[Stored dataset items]
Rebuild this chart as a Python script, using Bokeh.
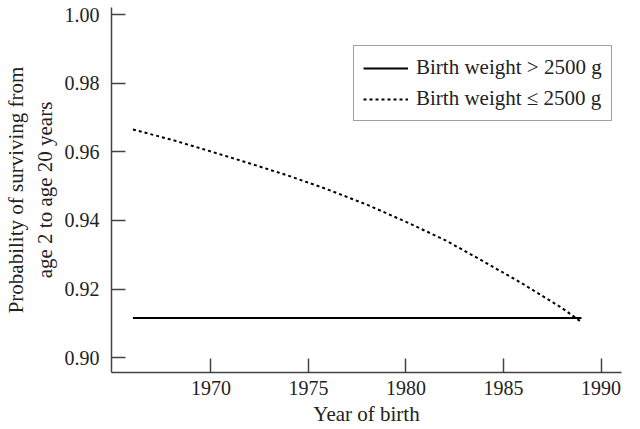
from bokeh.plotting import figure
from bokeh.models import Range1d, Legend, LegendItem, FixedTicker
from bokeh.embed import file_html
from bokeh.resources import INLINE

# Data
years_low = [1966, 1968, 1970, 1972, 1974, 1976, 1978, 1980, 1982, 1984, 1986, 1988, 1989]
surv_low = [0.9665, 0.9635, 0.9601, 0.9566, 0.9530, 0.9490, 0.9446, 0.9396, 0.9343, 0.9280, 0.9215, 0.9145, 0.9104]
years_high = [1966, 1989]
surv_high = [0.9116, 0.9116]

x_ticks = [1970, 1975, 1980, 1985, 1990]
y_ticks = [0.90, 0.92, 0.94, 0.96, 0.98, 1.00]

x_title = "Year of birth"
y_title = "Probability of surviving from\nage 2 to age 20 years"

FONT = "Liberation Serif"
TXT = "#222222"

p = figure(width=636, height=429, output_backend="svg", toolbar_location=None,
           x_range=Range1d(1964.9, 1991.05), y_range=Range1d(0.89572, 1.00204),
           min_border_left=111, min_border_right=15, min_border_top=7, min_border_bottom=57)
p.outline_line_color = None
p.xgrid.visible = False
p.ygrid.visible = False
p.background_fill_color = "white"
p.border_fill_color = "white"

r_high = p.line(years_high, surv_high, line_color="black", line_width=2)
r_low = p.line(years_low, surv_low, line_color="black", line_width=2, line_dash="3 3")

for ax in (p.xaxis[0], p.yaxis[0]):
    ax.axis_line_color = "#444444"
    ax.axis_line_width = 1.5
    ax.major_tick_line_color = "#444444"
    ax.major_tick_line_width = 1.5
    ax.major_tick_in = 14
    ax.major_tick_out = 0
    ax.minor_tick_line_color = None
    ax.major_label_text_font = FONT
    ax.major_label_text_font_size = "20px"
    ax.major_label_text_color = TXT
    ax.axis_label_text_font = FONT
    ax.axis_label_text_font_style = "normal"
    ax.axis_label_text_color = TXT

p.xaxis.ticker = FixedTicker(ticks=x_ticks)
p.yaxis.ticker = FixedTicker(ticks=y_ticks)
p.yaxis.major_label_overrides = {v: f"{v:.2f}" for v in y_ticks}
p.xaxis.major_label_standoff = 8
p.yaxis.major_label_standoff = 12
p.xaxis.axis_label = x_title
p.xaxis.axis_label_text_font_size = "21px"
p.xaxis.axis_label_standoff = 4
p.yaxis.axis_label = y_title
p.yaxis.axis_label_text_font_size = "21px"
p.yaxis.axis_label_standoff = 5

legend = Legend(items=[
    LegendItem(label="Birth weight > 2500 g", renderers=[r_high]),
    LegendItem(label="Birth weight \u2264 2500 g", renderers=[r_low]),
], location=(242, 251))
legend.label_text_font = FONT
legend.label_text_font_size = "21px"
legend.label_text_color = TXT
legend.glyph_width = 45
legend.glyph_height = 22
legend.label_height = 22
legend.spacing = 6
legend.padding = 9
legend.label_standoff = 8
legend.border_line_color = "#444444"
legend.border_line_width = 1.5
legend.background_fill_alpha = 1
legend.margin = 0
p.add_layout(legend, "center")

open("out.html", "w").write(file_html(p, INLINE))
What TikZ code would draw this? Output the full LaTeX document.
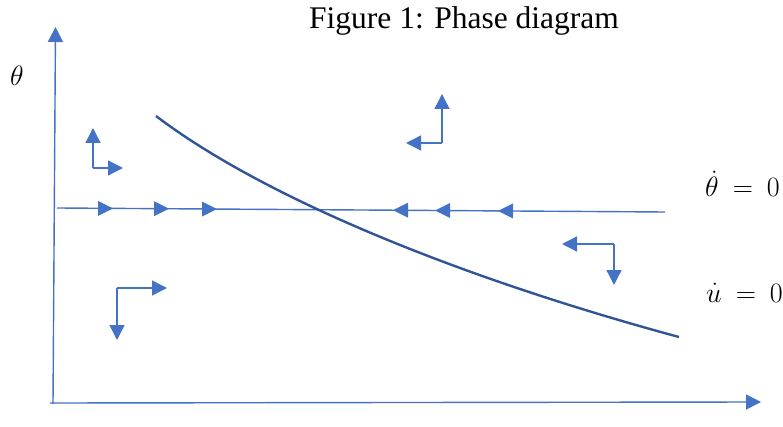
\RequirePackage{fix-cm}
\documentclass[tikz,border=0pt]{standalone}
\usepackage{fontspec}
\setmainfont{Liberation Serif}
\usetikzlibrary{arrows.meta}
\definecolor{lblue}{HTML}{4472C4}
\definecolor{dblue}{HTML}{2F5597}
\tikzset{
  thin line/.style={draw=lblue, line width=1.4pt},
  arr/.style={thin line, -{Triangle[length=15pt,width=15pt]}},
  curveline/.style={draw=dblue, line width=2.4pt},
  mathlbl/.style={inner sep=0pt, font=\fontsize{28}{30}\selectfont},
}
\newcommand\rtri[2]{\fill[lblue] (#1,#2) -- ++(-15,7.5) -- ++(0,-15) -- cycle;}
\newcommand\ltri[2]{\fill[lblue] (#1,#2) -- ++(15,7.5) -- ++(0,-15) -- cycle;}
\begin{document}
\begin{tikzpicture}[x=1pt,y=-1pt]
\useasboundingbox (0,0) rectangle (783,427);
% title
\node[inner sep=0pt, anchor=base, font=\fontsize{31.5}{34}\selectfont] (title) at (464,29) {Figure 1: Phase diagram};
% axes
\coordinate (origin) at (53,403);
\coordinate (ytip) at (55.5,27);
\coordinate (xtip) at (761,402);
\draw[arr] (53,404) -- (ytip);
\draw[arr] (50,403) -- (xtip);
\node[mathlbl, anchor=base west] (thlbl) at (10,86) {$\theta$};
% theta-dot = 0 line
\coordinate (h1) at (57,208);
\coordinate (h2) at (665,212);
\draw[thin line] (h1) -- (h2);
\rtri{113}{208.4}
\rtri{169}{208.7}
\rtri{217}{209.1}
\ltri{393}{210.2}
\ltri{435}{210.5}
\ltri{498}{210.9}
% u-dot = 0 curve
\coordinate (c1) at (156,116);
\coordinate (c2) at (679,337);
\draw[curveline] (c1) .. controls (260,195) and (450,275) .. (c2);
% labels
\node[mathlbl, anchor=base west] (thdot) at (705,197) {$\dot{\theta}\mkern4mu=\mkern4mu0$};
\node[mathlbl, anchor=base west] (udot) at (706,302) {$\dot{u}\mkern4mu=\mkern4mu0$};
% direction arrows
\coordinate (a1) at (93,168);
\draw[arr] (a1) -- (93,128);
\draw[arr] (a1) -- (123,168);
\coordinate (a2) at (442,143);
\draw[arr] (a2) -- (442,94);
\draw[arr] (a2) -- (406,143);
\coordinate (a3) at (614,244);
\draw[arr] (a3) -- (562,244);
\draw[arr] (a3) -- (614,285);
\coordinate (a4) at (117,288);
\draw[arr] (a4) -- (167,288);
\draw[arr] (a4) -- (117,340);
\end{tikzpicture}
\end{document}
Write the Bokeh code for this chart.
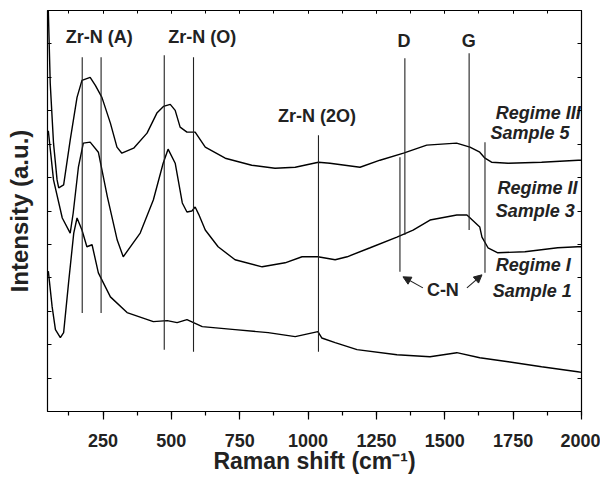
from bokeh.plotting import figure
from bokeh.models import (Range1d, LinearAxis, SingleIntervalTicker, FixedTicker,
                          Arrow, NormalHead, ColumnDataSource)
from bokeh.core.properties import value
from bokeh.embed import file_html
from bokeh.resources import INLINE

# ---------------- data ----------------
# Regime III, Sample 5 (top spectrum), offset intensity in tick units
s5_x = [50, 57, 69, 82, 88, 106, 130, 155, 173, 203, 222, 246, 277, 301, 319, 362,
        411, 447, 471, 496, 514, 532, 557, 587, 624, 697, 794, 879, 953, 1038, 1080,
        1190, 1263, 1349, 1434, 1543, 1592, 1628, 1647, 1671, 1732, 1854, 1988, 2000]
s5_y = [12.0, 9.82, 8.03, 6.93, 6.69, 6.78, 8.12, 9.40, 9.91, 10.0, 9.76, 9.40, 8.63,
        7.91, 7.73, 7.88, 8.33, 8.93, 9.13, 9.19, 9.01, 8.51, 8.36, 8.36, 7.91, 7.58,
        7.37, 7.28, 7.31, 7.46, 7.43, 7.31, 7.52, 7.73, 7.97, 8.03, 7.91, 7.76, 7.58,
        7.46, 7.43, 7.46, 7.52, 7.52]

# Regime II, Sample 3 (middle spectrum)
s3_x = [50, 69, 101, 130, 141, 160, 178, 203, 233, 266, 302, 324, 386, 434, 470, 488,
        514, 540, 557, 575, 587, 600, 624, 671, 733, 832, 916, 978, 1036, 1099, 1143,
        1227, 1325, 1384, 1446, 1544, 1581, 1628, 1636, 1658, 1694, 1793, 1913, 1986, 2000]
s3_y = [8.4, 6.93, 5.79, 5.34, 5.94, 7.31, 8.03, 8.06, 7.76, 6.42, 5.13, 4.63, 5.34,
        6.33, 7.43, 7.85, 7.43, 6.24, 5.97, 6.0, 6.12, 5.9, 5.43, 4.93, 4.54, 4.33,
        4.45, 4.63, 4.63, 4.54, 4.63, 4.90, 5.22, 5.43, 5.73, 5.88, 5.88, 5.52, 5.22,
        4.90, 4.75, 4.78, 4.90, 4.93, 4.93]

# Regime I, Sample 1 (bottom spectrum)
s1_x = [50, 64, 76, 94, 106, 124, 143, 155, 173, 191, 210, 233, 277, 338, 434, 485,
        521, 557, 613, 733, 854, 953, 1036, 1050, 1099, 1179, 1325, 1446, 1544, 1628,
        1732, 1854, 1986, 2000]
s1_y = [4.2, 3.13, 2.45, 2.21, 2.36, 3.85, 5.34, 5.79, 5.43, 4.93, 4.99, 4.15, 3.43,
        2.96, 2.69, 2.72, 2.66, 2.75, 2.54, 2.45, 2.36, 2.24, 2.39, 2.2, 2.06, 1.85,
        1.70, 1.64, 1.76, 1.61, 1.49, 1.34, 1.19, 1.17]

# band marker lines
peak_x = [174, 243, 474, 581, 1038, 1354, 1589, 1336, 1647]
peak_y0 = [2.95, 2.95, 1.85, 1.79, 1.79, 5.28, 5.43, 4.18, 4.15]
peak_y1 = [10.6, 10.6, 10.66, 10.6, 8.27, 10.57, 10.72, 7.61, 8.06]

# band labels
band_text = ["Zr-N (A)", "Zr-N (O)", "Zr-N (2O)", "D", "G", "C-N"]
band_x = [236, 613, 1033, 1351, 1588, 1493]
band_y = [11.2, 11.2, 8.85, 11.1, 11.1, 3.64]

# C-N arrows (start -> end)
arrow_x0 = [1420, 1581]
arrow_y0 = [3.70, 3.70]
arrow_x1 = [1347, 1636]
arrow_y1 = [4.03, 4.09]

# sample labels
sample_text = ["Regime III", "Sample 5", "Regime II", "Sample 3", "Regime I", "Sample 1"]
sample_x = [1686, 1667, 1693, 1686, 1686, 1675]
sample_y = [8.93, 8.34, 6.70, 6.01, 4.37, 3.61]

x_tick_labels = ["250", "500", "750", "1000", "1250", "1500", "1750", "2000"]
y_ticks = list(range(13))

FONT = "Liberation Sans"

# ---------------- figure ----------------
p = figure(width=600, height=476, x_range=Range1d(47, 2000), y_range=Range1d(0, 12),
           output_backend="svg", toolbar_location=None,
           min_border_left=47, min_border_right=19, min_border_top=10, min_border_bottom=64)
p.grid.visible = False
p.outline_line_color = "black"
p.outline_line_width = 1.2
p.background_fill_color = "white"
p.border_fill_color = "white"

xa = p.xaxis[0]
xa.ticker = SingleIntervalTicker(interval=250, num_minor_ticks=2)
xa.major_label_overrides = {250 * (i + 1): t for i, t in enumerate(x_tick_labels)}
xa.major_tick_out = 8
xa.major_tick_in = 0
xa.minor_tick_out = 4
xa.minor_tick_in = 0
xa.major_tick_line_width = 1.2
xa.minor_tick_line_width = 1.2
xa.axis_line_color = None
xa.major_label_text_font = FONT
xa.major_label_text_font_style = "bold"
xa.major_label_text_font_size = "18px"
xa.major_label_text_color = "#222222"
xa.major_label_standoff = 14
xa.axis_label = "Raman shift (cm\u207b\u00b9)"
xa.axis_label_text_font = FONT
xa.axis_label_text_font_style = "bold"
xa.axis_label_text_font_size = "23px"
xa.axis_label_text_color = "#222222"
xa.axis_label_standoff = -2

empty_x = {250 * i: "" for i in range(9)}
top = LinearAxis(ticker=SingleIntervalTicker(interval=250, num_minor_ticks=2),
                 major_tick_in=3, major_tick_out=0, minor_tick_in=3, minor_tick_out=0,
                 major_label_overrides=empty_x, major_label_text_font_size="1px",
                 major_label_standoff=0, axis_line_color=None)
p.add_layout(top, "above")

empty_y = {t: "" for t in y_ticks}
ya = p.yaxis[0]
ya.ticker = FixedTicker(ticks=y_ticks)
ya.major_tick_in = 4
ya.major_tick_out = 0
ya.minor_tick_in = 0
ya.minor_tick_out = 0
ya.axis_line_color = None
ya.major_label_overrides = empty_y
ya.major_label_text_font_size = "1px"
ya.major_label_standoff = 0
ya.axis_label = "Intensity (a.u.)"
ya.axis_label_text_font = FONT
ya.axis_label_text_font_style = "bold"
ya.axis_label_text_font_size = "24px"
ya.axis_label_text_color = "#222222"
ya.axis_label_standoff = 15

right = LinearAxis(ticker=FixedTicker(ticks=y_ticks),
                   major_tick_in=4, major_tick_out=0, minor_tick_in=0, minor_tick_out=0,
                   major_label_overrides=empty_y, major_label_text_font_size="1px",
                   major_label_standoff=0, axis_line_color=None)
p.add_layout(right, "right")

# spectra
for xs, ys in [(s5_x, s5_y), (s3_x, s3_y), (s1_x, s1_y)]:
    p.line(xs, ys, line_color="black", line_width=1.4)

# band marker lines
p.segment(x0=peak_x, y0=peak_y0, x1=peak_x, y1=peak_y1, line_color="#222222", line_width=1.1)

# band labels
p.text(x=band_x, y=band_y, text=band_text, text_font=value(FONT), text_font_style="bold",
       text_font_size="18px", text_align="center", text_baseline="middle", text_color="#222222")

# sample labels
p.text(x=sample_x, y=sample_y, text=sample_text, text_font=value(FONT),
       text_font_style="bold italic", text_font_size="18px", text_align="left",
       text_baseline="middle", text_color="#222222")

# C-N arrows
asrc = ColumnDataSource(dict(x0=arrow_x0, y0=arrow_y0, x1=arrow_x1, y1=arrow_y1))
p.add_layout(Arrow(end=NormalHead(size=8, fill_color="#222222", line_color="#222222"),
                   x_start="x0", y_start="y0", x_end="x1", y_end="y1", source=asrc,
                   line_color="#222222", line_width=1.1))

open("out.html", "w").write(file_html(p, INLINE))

#### [WHAT YOU SHOULD DO]
From the opening line of the entries above to the line containing "surv_high = [0.9116, 0.9116]", please transcribe each line exactly, skipping every picture.

#### [REPLY TO THE TASK]
Rebuild this chart as a Python script, using Bokeh.
from bokeh.plotting import figure
from bokeh.models import Range1d, Legend, LegendItem, FixedTicker
from bokeh.embed import file_html
from bokeh.resources import INLINE

# Data
years_low = [1966, 1968, 1970, 1972, 1974, 1976, 1978, 1980, 1982, 1984, 1986, 1988, 1989]
surv_low = [0.9665, 0.9635, 0.9601, 0.9566, 0.9530, 0.9490, 0.9446, 0.9396, 0.9343, 0.9280, 0.9215, 0.9145, 0.9104]
years_high = [1966, 1989]
surv_high = [0.9116, 0.9116]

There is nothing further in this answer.